TASK PROMPT> Repeat each record exactly as written, and drop any images.

Charts and diagrams as code>
▼

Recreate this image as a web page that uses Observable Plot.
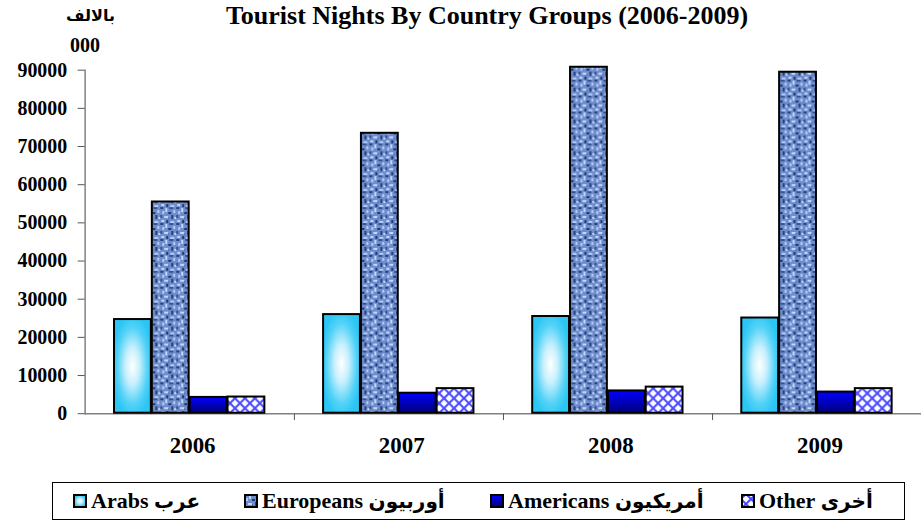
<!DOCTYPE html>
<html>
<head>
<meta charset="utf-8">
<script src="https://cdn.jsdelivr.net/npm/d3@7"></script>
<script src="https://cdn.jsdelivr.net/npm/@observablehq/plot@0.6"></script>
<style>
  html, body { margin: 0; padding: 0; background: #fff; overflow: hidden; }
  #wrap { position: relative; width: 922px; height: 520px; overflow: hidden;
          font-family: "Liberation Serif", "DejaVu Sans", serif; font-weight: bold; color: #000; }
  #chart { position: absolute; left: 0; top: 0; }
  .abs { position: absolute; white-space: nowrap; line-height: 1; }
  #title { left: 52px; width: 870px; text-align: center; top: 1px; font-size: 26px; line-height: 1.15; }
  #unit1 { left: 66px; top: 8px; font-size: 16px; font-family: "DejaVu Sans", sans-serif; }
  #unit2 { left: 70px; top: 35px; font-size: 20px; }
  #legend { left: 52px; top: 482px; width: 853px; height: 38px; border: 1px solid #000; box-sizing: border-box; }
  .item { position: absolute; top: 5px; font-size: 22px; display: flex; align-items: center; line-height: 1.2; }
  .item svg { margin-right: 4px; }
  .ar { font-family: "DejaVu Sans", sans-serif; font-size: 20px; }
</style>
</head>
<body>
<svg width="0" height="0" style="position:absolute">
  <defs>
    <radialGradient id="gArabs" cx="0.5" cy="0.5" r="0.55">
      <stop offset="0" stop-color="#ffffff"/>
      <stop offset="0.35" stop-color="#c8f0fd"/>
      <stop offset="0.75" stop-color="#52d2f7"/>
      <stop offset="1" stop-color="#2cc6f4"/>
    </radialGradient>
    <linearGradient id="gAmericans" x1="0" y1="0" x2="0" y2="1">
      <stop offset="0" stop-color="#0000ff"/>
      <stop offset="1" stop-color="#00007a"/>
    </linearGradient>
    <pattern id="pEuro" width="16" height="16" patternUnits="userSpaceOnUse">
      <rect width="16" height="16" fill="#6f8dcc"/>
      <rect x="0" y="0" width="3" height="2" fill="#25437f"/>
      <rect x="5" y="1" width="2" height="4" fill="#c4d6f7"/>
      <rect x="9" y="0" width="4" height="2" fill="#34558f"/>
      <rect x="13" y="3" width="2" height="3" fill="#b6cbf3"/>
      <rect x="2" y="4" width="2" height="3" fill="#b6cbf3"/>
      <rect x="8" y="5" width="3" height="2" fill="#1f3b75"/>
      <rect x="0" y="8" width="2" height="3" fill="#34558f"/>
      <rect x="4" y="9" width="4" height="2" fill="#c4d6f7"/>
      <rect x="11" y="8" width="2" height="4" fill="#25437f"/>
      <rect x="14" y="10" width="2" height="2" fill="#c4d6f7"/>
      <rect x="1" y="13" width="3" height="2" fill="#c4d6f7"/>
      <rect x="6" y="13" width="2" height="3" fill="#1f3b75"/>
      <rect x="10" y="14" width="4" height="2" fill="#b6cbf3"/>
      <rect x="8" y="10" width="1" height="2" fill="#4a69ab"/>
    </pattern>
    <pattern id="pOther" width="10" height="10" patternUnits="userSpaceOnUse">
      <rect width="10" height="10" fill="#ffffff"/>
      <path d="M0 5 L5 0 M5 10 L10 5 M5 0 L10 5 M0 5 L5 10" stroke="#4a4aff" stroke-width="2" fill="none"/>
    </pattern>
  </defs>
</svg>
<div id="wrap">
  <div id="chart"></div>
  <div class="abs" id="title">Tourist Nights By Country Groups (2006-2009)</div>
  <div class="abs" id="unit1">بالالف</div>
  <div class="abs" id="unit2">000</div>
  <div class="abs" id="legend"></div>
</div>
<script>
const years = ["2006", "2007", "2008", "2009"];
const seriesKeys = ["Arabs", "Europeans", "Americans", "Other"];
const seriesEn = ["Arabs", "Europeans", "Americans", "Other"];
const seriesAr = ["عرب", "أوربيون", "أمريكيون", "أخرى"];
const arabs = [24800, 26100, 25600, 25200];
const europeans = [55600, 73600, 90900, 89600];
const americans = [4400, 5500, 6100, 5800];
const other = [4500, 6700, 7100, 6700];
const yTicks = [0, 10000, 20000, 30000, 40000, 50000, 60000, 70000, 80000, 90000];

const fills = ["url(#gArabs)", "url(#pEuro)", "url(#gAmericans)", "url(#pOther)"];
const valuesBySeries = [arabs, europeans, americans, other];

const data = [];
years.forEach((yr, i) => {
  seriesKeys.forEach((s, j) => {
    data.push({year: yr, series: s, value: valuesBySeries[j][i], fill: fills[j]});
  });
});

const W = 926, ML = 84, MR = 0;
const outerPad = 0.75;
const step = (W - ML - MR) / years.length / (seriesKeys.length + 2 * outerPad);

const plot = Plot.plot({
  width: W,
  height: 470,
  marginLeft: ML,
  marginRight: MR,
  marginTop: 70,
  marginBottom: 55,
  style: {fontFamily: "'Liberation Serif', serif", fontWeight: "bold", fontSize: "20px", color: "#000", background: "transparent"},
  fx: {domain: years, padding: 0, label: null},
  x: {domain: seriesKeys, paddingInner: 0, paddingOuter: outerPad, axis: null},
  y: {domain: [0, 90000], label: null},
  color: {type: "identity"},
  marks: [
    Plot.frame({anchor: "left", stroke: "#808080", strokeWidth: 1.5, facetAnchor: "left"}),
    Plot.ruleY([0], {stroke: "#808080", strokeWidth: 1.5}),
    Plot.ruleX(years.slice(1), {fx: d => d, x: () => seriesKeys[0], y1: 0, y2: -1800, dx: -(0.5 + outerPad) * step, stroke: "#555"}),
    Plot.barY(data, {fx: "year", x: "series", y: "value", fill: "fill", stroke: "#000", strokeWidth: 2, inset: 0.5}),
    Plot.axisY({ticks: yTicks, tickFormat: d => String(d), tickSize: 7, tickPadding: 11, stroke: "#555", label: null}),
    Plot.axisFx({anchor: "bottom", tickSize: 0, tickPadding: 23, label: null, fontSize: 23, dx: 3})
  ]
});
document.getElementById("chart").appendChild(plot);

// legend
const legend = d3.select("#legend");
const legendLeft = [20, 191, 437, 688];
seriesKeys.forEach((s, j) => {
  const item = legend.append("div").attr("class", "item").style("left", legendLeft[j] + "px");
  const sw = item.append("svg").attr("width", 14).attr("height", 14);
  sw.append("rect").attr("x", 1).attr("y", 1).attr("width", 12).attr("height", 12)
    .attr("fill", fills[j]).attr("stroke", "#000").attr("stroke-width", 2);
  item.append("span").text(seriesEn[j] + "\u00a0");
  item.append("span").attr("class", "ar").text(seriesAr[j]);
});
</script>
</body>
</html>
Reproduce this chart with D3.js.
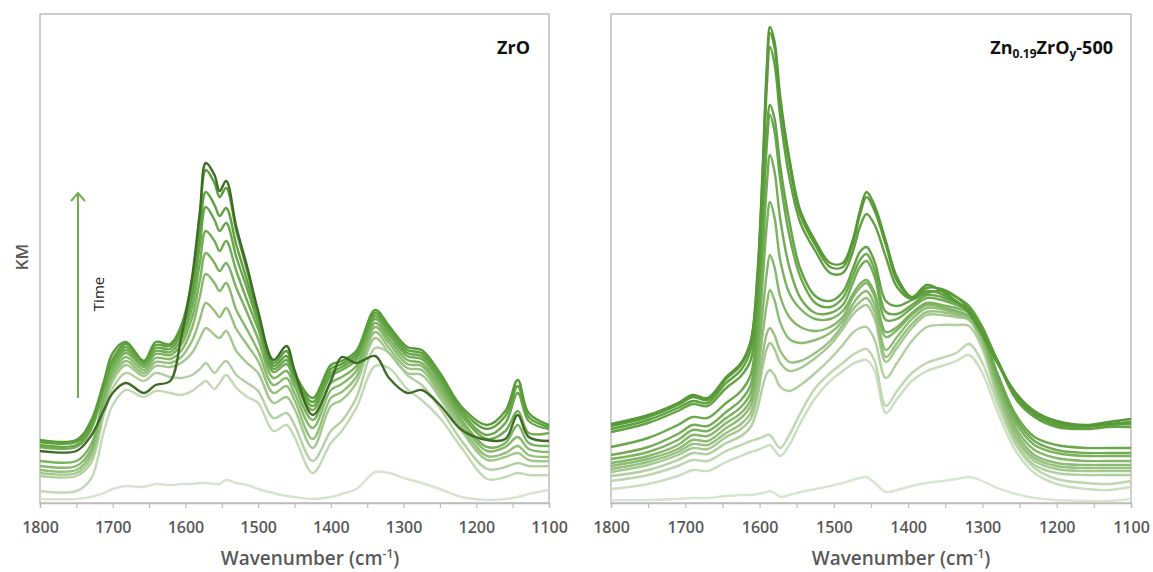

▲

WORKED ANSWER>
Recreate this image as a web page that uses Observable Plot.
<!DOCTYPE html>
<html>
<head>
<meta charset="utf-8">
<script src="https://cdn.jsdelivr.net/npm/d3@7"></script>
<script src="https://cdn.jsdelivr.net/npm/@observablehq/plot@0.6"></script>
<style>
  html, body { margin: 0; padding: 0; background: #fff; overflow: hidden; }
  #wrap { position: relative; width: 922px; height: 520px; overflow: hidden;
          font-family: "Liberation Serif", "DejaVu Sans", serif; font-weight: bold; color: #000; }
  #chart { position: absolute; left: 0; top: 0; }
  .abs { position: absolute; white-space: nowrap; line-height: 1; }
  #title { left: 52px; width: 870px; text-align: center; top: 1px; font-size: 26px; line-height: 1.15; }
  #unit1 { left: 66px; top: 8px; font-size: 16px; font-family: "DejaVu Sans", sans-serif; }
  #unit2 { left: 70px; top: 35px; font-size: 20px; }
  #legend { left: 52px; top: 482px; width: 853px; height: 38px; border: 1px solid #000; box-sizing: border-box; }
  .item { position: absolute; top: 5px; font-size: 22px; display: flex; align-items: center; line-height: 1.2; }
  .item svg { margin-right: 4px; }
  .ar { font-family: "DejaVu Sans", sans-serif; font-size: 20px; }
</style>
</head>
<body>
<svg width="0" height="0" style="position:absolute">
  <defs>
    <radialGradient id="gArabs" cx="0.5" cy="0.5" r="0.55">
      <stop offset="0" stop-color="#ffffff"/>
      <stop offset="0.35" stop-color="#c8f0fd"/>
      <stop offset="0.75" stop-color="#52d2f7"/>
      <stop offset="1" stop-color="#2cc6f4"/>
    </radialGradient>
    <linearGradient id="gAmericans" x1="0" y1="0" x2="0" y2="1">
      <stop offset="0" stop-color="#0000ff"/>
      <stop offset="1" stop-color="#00007a"/>
    </linearGradient>
    <pattern id="pEuro" width="16" height="16" patternUnits="userSpaceOnUse">
      <rect width="16" height="16" fill="#6f8dcc"/>
      <rect x="0" y="0" width="3" height="2" fill="#25437f"/>
      <rect x="5" y="1" width="2" height="4" fill="#c4d6f7"/>
      <rect x="9" y="0" width="4" height="2" fill="#34558f"/>
      <rect x="13" y="3" width="2" height="3" fill="#b6cbf3"/>
      <rect x="2" y="4" width="2" height="3" fill="#b6cbf3"/>
      <rect x="8" y="5" width="3" height="2" fill="#1f3b75"/>
      <rect x="0" y="8" width="2" height="3" fill="#34558f"/>
      <rect x="4" y="9" width="4" height="2" fill="#c4d6f7"/>
      <rect x="11" y="8" width="2" height="4" fill="#25437f"/>
      <rect x="14" y="10" width="2" height="2" fill="#c4d6f7"/>
      <rect x="1" y="13" width="3" height="2" fill="#c4d6f7"/>
      <rect x="6" y="13" width="2" height="3" fill="#1f3b75"/>
      <rect x="10" y="14" width="4" height="2" fill="#b6cbf3"/>
      <rect x="8" y="10" width="1" height="2" fill="#4a69ab"/>
    </pattern>
    <pattern id="pOther" width="10" height="10" patternUnits="userSpaceOnUse">
      <rect width="10" height="10" fill="#ffffff"/>
      <path d="M0 5 L5 0 M5 10 L10 5 M5 0 L10 5 M0 5 L5 10" stroke="#4a4aff" stroke-width="2" fill="none"/>
    </pattern>
  </defs>
</svg>
<div id="wrap">
  <div id="chart"></div>
  <div class="abs" id="title">Tourist Nights By Country Groups (2006-2009)</div>
  <div class="abs" id="unit1">بالالف</div>
  <div class="abs" id="unit2">000</div>
  <div class="abs" id="legend"></div>
</div>
<script>
const years = ["2006", "2007", "2008", "2009"];
const seriesKeys = ["Arabs", "Europeans", "Americans", "Other"];
const seriesEn = ["Arabs", "Europeans", "Americans", "Other"];
const seriesAr = ["عرب", "أوربيون", "أمريكيون", "أخرى"];
const arabs = [24800, 26100, 25600, 25200];
const europeans = [55600, 73600, 90900, 89600];
const americans = [4400, 5500, 6100, 5800];
const other = [4500, 6700, 7100, 6700];
const yTicks = [0, 10000, 20000, 30000, 40000, 50000, 60000, 70000, 80000, 90000];

const fills = ["url(#gArabs)", "url(#pEuro)", "url(#gAmericans)", "url(#pOther)"];
const valuesBySeries = [arabs, europeans, americans, other];

const data = [];
years.forEach((yr, i) => {
  seriesKeys.forEach((s, j) => {
    data.push({year: yr, series: s, value: valuesBySeries[j][i], fill: fills[j]});
  });
});

const W = 926, ML = 84, MR = 0;
const outerPad = 0.75;
const step = (W - ML - MR) / years.length / (seriesKeys.length + 2 * outerPad);

const plot = Plot.plot({
  width: W,
  height: 470,
  marginLeft: ML,
  marginRight: MR,
  marginTop: 70,
  marginBottom: 55,
  style: {fontFamily: "'Liberation Serif', serif", fontWeight: "bold", fontSize: "20px", color: "#000", background: "transparent"},
  fx: {domain: years, padding: 0, label: null},
  x: {domain: seriesKeys, paddingInner: 0, paddingOuter: outerPad, axis: null},
  y: {domain: [0, 90000], label: null},
  color: {type: "identity"},
  marks: [
    Plot.frame({anchor: "left", stroke: "#808080", strokeWidth: 1.5, facetAnchor: "left"}),
    Plot.ruleY([0], {stroke: "#808080", strokeWidth: 1.5}),
    Plot.ruleX(years.slice(1), {fx: d => d, x: () => seriesKeys[0], y1: 0, y2: -1800, dx: -(0.5 + outerPad) * step, stroke: "#555"}),
    Plot.barY(data, {fx: "year", x: "series", y: "value", fill: "fill", stroke: "#000", strokeWidth: 2, inset: 0.5}),
    Plot.axisY({ticks: yTicks, tickFormat: d => String(d), tickSize: 7, tickPadding: 11, stroke: "#555", label: null}),
    Plot.axisFx({anchor: "bottom", tickSize: 0, tickPadding: 23, label: null, fontSize: 23, dx: 3})
  ]
});
document.getElementById("chart").appendChild(plot);

// legend
const legend = d3.select("#legend");
const legendLeft = [20, 191, 437, 688];
seriesKeys.forEach((s, j) => {
  const item = legend.append("div").attr("class", "item").style("left", legendLeft[j] + "px");
  const sw = item.append("svg").attr("width", 14).attr("height", 14);
  sw.append("rect").attr("x", 1).attr("y", 1).attr("width", 12).attr("height", 12)
    .attr("fill", fills[j]).attr("stroke", "#000").attr("stroke-width", 2);
  item.append("span").text(seriesEn[j] + "\u00a0");
  item.append("span").attr("class", "ar").text(seriesAr[j]);
});
</script>
</body>
</html>
Reproduce this chart with D3.js.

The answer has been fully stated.